● **WHAT IS REQUIRED**:
Provide an exact copy of the data, excluding the images.
[start]
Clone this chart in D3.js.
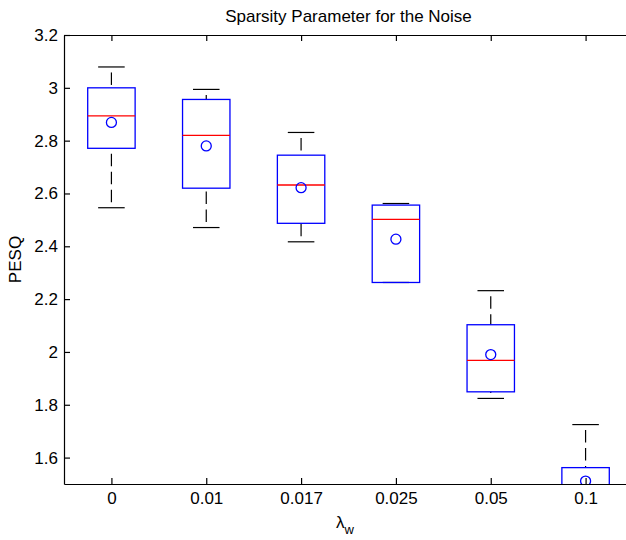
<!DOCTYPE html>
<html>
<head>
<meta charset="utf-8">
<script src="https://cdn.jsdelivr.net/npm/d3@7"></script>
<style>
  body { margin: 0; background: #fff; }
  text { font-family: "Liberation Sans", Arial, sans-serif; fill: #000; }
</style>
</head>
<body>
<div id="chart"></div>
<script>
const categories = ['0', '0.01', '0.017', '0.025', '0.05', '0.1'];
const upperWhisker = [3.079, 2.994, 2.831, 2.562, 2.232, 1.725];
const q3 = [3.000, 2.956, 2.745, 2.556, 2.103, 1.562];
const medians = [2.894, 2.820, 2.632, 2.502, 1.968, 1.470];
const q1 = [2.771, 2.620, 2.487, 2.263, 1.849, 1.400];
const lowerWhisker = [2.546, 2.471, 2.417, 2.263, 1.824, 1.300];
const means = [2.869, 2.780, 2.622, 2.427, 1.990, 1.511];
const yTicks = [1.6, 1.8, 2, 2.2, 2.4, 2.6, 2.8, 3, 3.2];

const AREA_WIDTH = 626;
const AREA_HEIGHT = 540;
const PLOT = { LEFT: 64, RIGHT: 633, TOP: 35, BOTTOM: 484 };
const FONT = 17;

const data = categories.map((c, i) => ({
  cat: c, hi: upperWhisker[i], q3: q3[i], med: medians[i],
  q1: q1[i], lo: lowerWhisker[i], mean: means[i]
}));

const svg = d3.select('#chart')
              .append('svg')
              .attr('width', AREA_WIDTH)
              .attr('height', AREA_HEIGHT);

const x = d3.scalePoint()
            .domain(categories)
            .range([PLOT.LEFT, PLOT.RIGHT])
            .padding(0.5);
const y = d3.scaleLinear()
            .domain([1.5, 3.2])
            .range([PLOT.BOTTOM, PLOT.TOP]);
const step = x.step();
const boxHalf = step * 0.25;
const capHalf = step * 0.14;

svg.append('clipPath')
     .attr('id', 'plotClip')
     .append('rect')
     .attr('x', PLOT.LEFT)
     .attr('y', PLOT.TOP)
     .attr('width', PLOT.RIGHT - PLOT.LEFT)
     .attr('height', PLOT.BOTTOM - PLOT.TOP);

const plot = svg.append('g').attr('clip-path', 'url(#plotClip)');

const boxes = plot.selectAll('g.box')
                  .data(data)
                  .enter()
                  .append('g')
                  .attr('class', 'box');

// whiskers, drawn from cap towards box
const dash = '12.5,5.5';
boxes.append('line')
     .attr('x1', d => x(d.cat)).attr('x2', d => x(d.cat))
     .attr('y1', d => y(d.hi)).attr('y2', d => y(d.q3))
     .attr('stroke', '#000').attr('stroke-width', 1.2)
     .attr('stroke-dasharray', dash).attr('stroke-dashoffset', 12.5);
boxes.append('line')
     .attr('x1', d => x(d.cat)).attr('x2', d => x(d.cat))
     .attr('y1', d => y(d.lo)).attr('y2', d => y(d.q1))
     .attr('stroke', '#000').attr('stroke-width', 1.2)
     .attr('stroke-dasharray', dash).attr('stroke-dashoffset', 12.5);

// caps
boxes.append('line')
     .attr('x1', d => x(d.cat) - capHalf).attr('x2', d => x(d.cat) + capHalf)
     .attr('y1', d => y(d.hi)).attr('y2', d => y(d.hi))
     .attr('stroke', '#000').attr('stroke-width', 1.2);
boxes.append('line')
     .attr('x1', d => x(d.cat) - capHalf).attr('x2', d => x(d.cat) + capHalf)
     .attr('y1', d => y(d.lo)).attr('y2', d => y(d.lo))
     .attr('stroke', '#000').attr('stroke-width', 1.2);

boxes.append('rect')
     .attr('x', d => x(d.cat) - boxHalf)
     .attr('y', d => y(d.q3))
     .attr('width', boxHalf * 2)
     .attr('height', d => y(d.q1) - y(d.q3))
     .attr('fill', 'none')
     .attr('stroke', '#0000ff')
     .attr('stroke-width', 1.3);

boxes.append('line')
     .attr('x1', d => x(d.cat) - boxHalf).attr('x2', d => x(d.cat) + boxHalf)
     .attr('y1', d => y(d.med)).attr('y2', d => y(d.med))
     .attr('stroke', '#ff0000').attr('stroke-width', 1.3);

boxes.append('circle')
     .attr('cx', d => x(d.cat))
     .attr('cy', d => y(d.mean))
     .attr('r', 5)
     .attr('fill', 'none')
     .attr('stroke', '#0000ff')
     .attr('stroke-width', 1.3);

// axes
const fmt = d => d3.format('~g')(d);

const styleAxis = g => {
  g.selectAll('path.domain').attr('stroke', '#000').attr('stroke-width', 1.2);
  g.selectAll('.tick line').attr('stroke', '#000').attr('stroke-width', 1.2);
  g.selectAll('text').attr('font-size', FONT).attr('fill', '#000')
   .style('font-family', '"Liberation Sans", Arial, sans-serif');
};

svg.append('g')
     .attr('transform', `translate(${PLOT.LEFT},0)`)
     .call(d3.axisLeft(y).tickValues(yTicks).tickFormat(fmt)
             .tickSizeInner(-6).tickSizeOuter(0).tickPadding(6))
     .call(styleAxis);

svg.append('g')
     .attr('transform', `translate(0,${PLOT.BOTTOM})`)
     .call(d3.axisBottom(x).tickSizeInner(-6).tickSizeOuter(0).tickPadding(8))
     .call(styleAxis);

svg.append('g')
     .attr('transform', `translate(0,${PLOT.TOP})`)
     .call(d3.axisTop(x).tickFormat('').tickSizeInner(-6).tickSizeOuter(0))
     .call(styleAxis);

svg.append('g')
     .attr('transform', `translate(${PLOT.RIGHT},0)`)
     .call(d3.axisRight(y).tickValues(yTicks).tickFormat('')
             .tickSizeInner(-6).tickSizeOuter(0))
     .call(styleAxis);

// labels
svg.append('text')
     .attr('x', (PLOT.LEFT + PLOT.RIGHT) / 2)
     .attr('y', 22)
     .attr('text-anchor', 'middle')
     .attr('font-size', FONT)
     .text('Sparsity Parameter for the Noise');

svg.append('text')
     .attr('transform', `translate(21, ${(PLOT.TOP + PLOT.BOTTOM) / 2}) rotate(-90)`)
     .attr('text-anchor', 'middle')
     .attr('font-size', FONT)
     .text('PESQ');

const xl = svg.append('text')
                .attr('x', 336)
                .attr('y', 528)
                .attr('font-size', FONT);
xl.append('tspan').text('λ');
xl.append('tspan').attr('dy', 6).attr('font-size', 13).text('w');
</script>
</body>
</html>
[end]
● **REPLY TO THE TASK**:
Clone this chart in D3.js.
<!DOCTYPE html>
<html>
<head>
<meta charset="utf-8">
<script src="https://cdn.jsdelivr.net/npm/d3@7"></script>
<style>
  body { margin: 0; background: #fff; }
  text { font-family: "Liberation Sans", Arial, sans-serif; fill: #000; }
</style>
</head>
<body>
<div id="chart"></div>
<script>
const categories = ['0', '0.01', '0.017', '0.025', '0.05', '0.1'];
const upperWhisker = [3.079, 2.994, 2.831, 2.562, 2.232, 1.725];
const q3 = [3.000, 2.956, 2.745, 2.556, 2.103, 1.562];
const medians = [2.894, 2.820, 2.632, 2.502, 1.968, 1.470];
const q1 = [2.771, 2.620, 2.487, 2.263, 1.849, 1.400];
const lowerWhisker = [2.546, 2.471, 2.417, 2.263, 1.824, 1.300];
const means = [2.869, 2.780, 2.622, 2.427, 1.990, 1.511];
const yTicks = [1.6, 1.8, 2, 2.2, 2.4, 2.6, 2.8, 3, 3.2];

const AREA_WIDTH = 626;
const AREA_HEIGHT = 540;
const PLOT = { LEFT: 64, RIGHT: 633, TOP: 35, BOTTOM: 484 };
const FONT = 17;

const data = categories.map((c, i) => ({
  cat: c, hi: upperWhisker[i], q3: q3[i], med: medians[i],
  q1: q1[i], lo: lowerWhisker[i], mean: means[i]
}));

const svg = d3.select('#chart')
              .append('svg')
              .attr('width', AREA_WIDTH)
              .attr('height', AREA_HEIGHT);

const x = d3.scalePoint()
            .domain(categories)
            .range([PLOT.LEFT, PLOT.RIGHT])
            .padding(0.5);
const y = d3.scaleLinear()
            .domain([1.5, 3.2])
            .range([PLOT.BOTTOM, PLOT.TOP]);
const step = x.step();
const boxHalf = step * 0.25;
const capHalf = step * 0.14;

svg.append('clipPath')
     .attr('id', 'plotClip')
     .append('rect')
     .attr('x', PLOT.LEFT)
     .attr('y', PLOT.TOP)
     .attr('width', PLOT.RIGHT - PLOT.LEFT)
     .attr('height', PLOT.BOTTOM - PLOT.TOP);

const plot = svg.append('g').attr('clip-path', 'url(#plotClip)');

const boxes = plot.selectAll('g.box')
                  .data(data)
                  .enter()
                  .append('g')
                  .attr('class', 'box');

// whiskers, drawn from cap towards box
const dash = '12.5,5.5';
boxes.append('line')
     .attr('x1', d => x(d.cat)).attr('x2', d => x(d.cat))
     .attr('y1', d => y(d.hi)).attr('y2', d => y(d.q3))
     .attr('stroke', '#000').attr('stroke-width', 1.2)
     .attr('stroke-dasharray', dash).attr('stroke-dashoffset', 12.5);
boxes.append('line')
     .attr('x1', d => x(d.cat)).attr('x2', d => x(d.cat))
     .attr('y1', d => y(d.lo)).attr('y2', d => y(d.q1))
     .attr('stroke', '#000').attr('stroke-width', 1.2)
     .attr('stroke-dasharray', dash).attr('stroke-dashoffset', 12.5);

// caps
boxes.append('line')
     .attr('x1', d => x(d.cat) - capHalf).attr('x2', d => x(d.cat) + capHalf)
     .attr('y1', d => y(d.hi)).attr('y2', d => y(d.hi))
     .attr('stroke', '#000').attr('stroke-width', 1.2);
boxes.append('line')
     .attr('x1', d => x(d.cat) - capHalf).attr('x2', d => x(d.cat) + capHalf)
     .attr('y1', d => y(d.lo)).attr('y2', d => y(d.lo))
     .attr('stroke', '#000').attr('stroke-width', 1.2);

boxes.append('rect')
     .attr('x', d => x(d.cat) - boxHalf)
     .attr('y', d => y(d.q3))
     .attr('width', boxHalf * 2)
     .attr('height', d => y(d.q1) - y(d.q3))
     .attr('fill', 'none')
     .attr('stroke', '#0000ff')
     .attr('stroke-width', 1.3);

boxes.append('line')
     .attr('x1', d => x(d.cat) - boxHalf).attr('x2', d => x(d.cat) + boxHalf)
     .attr('y1', d => y(d.med)).attr('y2', d => y(d.med))
     .attr('stroke', '#ff0000').attr('stroke-width', 1.3);

boxes.append('circle')
     .attr('cx', d => x(d.cat))
     .attr('cy', d => y(d.mean))
     .attr('r', 5)
     .attr('fill', 'none')
     .attr('stroke', '#0000ff')
     .attr('stroke-width', 1.3);

// axes
const fmt = d => d3.format('~g')(d);

const styleAxis = g => {
  g.selectAll('path.domain').attr('stroke', '#000').attr('stroke-width', 1.2);
  g.selectAll('.tick line').attr('stroke', '#000').attr('stroke-width', 1.2);
  g.selectAll('text').attr('font-size', FONT).attr('fill', '#000')
   .style('font-family', '"Liberation Sans", Arial, sans-serif');
};

svg.append('g')
     .attr('transform', `translate(${PLOT.LEFT},0)`)
     .call(d3.axisLeft(y).tickValues(yTicks).tickFormat(fmt)
             .tickSizeInner(-6).tickSizeOuter(0).tickPadding(6))
     .call(styleAxis);

svg.append('g')
     .attr('transform', `translate(0,${PLOT.BOTTOM})`)
     .call(d3.axisBottom(x).tickSizeInner(-6).tickSizeOuter(0).tickPadding(8))
     .call(styleAxis);

svg.append('g')
     .attr('transform', `translate(0,${PLOT.TOP})`)
     .call(d3.axisTop(x).tickFormat('').tickSizeInner(-6).tickSizeOuter(0))
     .call(styleAxis);

svg.append('g')
     .attr('transform', `translate(${PLOT.RIGHT},0)`)
     .call(d3.axisRight(y).tickValues(yTicks).tickFormat('')
             .tickSizeInner(-6).tickSizeOuter(0))
     .call(styleAxis);

// labels
svg.append('text')
     .attr('x', (PLOT.LEFT + PLOT.RIGHT) / 2)
     .attr('y', 22)
     .attr('text-anchor', 'middle')
     .attr('font-size', FONT)
     .text('Sparsity Parameter for the Noise');

svg.append('text')
     .attr('transform', `translate(21, ${(PLOT.TOP + PLOT.BOTTOM) / 2}) rotate(-90)`)
     .attr('text-anchor', 'middle')
     .attr('font-size', FONT)
     .text('PESQ');

const xl = svg.append('text')
                .attr('x', 336)
                .attr('y', 528)
                .attr('font-size', FONT);
xl.append('tspan').text('λ');
xl.append('tspan').attr('dy', 6).attr('font-size', 13).text('w');
</script>
</body>
</html>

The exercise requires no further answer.